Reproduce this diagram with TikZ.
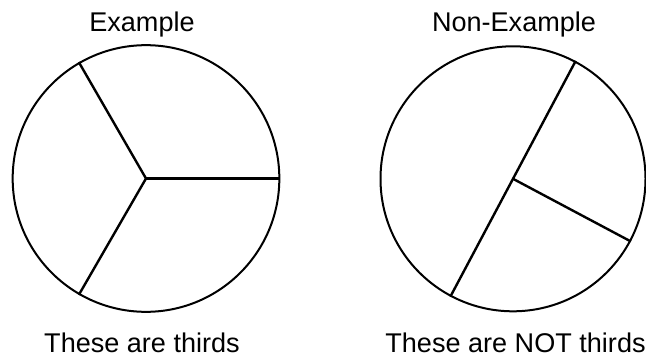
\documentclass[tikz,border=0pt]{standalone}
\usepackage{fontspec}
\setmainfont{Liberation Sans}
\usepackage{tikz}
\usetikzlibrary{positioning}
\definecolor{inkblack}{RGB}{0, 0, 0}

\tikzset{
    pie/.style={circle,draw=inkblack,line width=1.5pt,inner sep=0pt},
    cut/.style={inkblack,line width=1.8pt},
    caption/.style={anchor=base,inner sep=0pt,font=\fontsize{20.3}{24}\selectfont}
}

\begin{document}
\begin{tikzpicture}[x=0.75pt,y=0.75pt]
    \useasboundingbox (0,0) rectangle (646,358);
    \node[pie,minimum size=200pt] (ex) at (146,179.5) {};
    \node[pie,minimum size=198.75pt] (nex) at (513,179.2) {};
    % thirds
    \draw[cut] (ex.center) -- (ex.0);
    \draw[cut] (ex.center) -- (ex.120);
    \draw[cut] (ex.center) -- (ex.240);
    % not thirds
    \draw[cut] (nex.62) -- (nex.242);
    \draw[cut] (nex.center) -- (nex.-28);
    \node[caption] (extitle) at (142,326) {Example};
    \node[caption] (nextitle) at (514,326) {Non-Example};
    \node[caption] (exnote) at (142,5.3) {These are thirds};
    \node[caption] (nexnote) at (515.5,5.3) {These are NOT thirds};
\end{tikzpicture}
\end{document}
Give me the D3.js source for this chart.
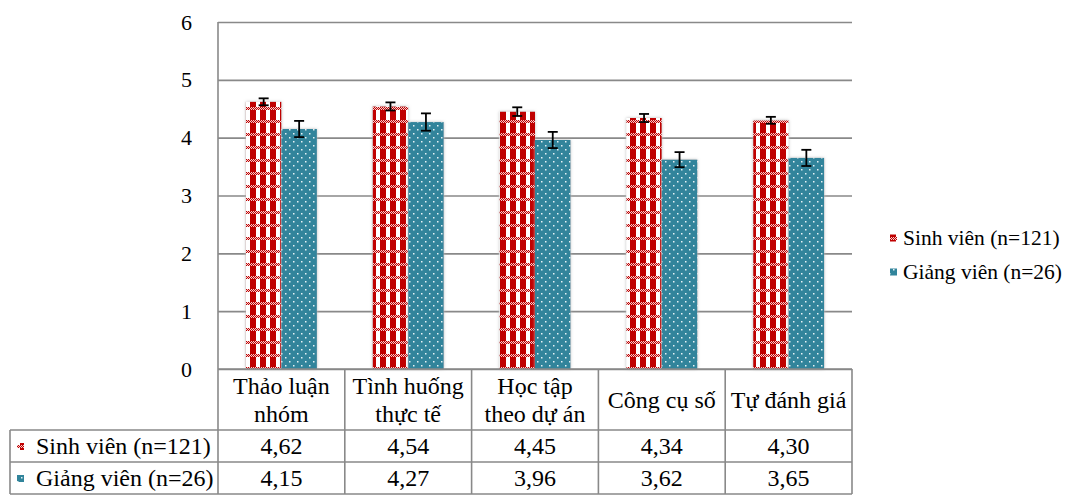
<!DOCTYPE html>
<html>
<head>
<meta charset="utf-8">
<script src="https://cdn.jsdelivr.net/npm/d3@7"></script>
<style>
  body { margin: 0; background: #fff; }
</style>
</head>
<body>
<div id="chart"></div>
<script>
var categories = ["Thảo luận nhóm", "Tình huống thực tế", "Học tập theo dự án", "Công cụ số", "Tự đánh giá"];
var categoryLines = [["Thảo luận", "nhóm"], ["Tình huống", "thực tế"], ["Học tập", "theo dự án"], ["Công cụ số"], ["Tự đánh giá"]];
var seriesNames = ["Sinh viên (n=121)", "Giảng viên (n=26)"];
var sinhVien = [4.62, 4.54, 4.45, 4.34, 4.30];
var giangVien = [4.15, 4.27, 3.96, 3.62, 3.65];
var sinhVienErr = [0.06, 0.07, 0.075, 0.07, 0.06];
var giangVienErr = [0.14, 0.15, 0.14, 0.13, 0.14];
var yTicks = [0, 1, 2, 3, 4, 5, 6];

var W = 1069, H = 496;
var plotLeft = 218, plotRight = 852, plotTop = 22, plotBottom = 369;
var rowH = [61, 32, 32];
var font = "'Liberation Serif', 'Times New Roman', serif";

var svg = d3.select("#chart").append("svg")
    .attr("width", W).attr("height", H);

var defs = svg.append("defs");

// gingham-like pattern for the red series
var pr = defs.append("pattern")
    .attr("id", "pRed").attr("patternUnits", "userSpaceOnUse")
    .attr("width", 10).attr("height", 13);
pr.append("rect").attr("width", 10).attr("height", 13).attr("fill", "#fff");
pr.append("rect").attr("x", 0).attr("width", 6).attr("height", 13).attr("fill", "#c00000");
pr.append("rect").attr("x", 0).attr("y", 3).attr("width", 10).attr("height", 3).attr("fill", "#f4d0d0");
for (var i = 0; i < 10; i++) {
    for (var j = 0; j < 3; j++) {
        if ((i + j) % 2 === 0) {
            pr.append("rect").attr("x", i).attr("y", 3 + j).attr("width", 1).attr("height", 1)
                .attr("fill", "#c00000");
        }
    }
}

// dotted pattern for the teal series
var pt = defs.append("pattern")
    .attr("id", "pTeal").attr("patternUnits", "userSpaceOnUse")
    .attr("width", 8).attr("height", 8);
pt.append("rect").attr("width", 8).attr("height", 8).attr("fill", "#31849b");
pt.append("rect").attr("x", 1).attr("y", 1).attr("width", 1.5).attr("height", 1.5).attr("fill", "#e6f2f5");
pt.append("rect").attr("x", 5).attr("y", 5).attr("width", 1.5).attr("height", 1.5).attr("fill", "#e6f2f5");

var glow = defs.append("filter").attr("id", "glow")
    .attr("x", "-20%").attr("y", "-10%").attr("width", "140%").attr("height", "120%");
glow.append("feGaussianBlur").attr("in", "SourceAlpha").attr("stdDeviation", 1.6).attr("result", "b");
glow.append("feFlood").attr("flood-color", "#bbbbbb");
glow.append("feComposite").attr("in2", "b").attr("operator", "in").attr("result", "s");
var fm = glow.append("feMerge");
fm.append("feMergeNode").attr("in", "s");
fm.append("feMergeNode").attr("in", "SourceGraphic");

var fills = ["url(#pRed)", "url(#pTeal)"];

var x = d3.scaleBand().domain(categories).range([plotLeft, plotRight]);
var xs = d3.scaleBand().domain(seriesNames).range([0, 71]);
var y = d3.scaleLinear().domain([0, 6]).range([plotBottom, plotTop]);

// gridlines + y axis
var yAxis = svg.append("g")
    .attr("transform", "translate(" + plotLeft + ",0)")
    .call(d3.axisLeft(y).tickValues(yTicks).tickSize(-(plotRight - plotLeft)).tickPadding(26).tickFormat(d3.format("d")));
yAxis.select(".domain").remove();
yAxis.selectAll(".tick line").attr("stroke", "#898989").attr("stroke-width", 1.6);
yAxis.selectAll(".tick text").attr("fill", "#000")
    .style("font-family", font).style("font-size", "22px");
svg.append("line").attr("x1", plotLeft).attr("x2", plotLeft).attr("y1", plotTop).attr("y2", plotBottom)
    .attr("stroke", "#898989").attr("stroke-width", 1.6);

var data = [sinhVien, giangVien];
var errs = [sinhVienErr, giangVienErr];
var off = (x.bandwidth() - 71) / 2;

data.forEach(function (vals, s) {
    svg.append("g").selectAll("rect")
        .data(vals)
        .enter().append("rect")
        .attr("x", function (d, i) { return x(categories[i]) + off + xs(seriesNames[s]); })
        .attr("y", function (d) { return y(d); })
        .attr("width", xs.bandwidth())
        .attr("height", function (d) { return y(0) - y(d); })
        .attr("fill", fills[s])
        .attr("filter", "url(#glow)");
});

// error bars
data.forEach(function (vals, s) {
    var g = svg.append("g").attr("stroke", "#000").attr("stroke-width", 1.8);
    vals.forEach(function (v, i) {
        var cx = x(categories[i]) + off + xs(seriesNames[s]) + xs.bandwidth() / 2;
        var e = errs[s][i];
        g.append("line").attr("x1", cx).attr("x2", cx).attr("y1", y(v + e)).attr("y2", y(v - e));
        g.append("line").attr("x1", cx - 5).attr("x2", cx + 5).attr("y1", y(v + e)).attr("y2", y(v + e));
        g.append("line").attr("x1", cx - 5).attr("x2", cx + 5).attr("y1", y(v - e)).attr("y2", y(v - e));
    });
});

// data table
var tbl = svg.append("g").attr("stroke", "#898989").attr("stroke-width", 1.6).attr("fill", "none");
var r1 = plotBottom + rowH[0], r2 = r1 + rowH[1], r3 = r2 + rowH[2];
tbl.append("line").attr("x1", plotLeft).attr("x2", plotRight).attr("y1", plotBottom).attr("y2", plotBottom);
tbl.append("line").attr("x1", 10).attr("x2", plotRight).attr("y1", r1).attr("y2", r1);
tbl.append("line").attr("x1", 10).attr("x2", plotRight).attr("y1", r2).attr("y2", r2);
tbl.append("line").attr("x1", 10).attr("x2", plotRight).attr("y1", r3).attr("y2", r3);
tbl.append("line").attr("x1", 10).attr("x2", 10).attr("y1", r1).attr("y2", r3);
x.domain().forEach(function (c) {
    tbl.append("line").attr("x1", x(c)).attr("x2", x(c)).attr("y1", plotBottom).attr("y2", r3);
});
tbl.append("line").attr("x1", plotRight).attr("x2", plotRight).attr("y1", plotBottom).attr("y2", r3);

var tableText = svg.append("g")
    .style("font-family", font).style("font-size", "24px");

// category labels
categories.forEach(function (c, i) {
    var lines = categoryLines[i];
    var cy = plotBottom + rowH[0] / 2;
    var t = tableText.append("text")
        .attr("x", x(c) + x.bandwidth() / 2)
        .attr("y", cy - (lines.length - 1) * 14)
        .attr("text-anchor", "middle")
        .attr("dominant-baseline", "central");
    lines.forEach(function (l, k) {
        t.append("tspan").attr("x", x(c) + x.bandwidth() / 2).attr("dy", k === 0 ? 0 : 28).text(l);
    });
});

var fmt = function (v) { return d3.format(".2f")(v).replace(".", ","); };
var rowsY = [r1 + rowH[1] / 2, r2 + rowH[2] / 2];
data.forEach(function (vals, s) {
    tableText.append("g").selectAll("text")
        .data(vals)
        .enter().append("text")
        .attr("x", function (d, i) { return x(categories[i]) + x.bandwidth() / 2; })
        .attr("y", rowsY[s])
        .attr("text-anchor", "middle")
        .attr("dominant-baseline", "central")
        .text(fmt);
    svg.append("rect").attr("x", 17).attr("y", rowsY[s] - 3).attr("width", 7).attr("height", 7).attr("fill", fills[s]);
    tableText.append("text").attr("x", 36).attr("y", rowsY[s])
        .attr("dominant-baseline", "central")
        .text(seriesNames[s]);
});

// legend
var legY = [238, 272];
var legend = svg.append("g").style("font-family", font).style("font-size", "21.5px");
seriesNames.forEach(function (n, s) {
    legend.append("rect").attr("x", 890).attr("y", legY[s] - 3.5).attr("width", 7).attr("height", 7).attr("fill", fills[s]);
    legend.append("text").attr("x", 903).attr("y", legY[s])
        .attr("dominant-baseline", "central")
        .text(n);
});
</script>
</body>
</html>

• Task details: Only the lines from the one with "Give me the D3.js source for this chart." down to the one with "Serif', 'Times New" belong in your copy, both ends included; write them out exactly and skip any pictures.

• Finished task:
Give me the D3.js source for this chart.
<!DOCTYPE html>
<html>
<head>
<meta charset="utf-8">
<script src="https://cdn.jsdelivr.net/npm/d3@7"></script>
<style>
  body { margin: 0; background: #fff; }
</style>
</head>
<body>
<div id="chart"></div>
<script>
var categories = ["Thảo luận nhóm", "Tình huống thực tế", "Học tập theo dự án", "Công cụ số", "Tự đánh giá"];
var categoryLines = [["Thảo luận", "nhóm"], ["Tình huống", "thực tế"], ["Học tập", "theo dự án"], ["Công cụ số"], ["Tự đánh giá"]];
var seriesNames = ["Sinh viên (n=121)", "Giảng viên (n=26)"];
var sinhVien = [4.62, 4.54, 4.45, 4.34, 4.30];
var giangVien = [4.15, 4.27, 3.96, 3.62, 3.65];
var sinhVienErr = [0.06, 0.07, 0.075, 0.07, 0.06];
var giangVienErr = [0.14, 0.15, 0.14, 0.13, 0.14];
var yTicks = [0, 1, 2, 3, 4, 5, 6];

var W = 1069, H = 496;
var plotLeft = 218, plotRight = 852, plotTop = 22, plotBottom = 369;
var rowH = [61, 32, 32];
var font = "'Liberation Serif', 'Times New Roman', serif";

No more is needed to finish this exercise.